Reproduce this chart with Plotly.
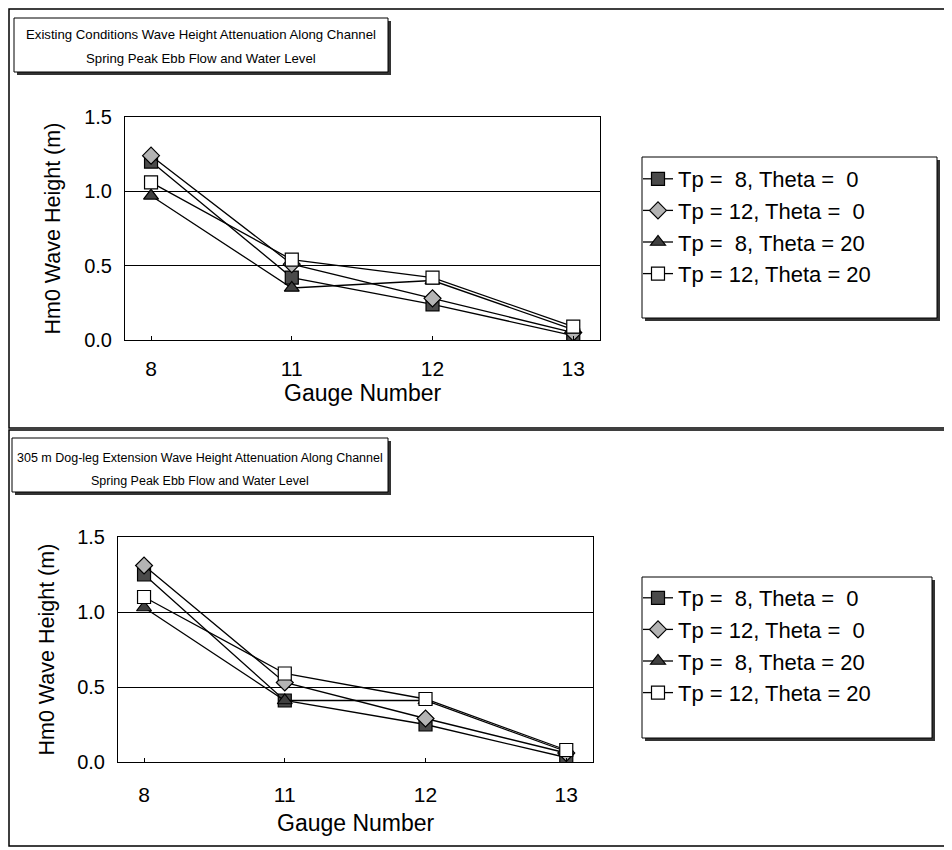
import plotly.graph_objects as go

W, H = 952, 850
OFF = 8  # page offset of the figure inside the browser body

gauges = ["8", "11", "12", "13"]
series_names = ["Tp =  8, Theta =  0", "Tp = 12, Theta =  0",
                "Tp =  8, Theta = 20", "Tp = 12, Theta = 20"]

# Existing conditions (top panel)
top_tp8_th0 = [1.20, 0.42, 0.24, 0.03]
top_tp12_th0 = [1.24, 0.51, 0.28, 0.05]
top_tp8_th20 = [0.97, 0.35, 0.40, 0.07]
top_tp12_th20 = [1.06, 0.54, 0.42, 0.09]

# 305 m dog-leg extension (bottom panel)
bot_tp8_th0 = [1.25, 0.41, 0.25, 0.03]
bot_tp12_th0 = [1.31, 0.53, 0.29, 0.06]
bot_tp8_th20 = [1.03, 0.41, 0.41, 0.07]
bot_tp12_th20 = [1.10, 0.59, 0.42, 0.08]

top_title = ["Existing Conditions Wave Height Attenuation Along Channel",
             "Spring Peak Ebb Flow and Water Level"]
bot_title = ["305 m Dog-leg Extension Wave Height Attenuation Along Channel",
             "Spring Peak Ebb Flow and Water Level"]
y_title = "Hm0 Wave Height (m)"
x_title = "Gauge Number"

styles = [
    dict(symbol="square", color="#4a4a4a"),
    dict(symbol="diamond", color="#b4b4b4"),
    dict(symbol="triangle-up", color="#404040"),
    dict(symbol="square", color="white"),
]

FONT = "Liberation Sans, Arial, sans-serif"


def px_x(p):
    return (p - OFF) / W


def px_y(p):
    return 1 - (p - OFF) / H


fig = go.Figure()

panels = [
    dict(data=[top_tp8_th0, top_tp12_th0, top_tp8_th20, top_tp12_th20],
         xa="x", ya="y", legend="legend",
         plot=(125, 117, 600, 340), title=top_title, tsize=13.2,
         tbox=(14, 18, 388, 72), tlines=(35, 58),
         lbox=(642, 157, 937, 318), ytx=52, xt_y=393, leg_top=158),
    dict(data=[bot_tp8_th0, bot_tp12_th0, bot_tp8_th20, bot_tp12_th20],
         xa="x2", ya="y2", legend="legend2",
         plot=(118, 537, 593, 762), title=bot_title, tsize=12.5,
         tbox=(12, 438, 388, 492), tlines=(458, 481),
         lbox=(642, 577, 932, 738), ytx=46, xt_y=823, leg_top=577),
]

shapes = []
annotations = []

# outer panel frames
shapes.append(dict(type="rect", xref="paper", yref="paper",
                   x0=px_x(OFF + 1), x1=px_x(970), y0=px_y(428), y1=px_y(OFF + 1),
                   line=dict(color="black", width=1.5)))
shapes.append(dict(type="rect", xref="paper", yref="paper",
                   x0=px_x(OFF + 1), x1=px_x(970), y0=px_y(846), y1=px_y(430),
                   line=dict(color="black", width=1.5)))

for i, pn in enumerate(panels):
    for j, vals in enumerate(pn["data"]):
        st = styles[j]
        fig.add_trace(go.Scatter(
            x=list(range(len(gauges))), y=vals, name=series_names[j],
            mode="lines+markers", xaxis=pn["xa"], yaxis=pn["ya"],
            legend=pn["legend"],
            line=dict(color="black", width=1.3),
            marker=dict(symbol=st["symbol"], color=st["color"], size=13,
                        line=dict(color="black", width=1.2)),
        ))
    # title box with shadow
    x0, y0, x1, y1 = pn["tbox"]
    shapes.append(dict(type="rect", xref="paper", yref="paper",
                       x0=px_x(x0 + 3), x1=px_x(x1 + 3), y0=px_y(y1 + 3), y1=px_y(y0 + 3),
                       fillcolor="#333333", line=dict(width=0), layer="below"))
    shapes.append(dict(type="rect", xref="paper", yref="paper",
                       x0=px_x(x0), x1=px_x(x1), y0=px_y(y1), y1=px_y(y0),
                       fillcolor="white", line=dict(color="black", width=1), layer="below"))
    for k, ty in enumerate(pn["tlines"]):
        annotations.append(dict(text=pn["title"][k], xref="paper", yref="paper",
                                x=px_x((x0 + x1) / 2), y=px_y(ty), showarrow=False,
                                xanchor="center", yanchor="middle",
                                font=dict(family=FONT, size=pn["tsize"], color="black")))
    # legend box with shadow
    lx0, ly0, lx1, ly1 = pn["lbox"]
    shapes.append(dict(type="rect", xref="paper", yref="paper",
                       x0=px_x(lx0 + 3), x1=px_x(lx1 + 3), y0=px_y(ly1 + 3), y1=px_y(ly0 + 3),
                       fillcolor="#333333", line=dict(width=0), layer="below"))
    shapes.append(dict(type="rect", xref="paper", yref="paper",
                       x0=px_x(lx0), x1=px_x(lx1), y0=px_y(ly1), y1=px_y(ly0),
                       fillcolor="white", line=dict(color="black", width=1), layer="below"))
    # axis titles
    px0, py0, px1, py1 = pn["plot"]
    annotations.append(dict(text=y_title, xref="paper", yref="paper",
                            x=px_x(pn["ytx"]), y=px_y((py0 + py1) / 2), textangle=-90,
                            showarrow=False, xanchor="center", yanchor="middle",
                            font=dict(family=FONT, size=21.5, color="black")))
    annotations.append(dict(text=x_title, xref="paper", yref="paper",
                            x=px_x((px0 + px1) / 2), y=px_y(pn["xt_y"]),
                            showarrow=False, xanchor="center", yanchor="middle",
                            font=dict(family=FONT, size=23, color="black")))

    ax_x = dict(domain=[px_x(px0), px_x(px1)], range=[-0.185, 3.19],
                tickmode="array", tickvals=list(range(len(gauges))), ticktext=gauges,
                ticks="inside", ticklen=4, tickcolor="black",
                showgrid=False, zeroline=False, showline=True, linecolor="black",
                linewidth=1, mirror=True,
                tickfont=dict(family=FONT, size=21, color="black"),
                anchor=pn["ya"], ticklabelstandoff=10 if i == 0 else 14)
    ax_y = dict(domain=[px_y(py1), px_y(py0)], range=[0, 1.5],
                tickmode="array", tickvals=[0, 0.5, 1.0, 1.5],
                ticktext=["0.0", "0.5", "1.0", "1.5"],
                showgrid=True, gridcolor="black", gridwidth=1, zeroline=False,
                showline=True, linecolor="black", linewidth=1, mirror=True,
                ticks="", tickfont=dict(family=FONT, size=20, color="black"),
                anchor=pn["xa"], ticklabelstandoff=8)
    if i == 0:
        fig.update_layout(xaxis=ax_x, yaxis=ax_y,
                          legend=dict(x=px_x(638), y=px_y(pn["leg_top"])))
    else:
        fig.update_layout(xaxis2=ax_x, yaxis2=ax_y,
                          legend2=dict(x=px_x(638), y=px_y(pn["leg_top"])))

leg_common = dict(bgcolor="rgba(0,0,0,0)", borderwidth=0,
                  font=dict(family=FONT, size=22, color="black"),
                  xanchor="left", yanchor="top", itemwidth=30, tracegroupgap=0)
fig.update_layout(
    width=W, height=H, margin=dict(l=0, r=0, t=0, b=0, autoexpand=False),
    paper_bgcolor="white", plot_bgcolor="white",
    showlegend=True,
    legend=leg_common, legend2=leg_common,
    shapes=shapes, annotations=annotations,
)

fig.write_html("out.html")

▶ _THE REQUEST_
Restate only the lines running from the start of the material above through the line containing "bot_tp12_th20 = [1.10, 0.59, 0.42, 0.08]", ends included. No pictures.

▶ _ANSWER TO THIS TASK_
Reproduce this chart with Plotly.
import plotly.graph_objects as go

W, H = 952, 850
OFF = 8  # page offset of the figure inside the browser body

gauges = ["8", "11", "12", "13"]
series_names = ["Tp =  8, Theta =  0", "Tp = 12, Theta =  0",
                "Tp =  8, Theta = 20", "Tp = 12, Theta = 20"]

# Existing conditions (top panel)
top_tp8_th0 = [1.20, 0.42, 0.24, 0.03]
top_tp12_th0 = [1.24, 0.51, 0.28, 0.05]
top_tp8_th20 = [0.97, 0.35, 0.40, 0.07]
top_tp12_th20 = [1.06, 0.54, 0.42, 0.09]

# 305 m dog-leg extension (bottom panel)
bot_tp8_th0 = [1.25, 0.41, 0.25, 0.03]
bot_tp12_th0 = [1.31, 0.53, 0.29, 0.06]
bot_tp8_th20 = [1.03, 0.41, 0.41, 0.07]
bot_tp12_th20 = [1.10, 0.59, 0.42, 0.08]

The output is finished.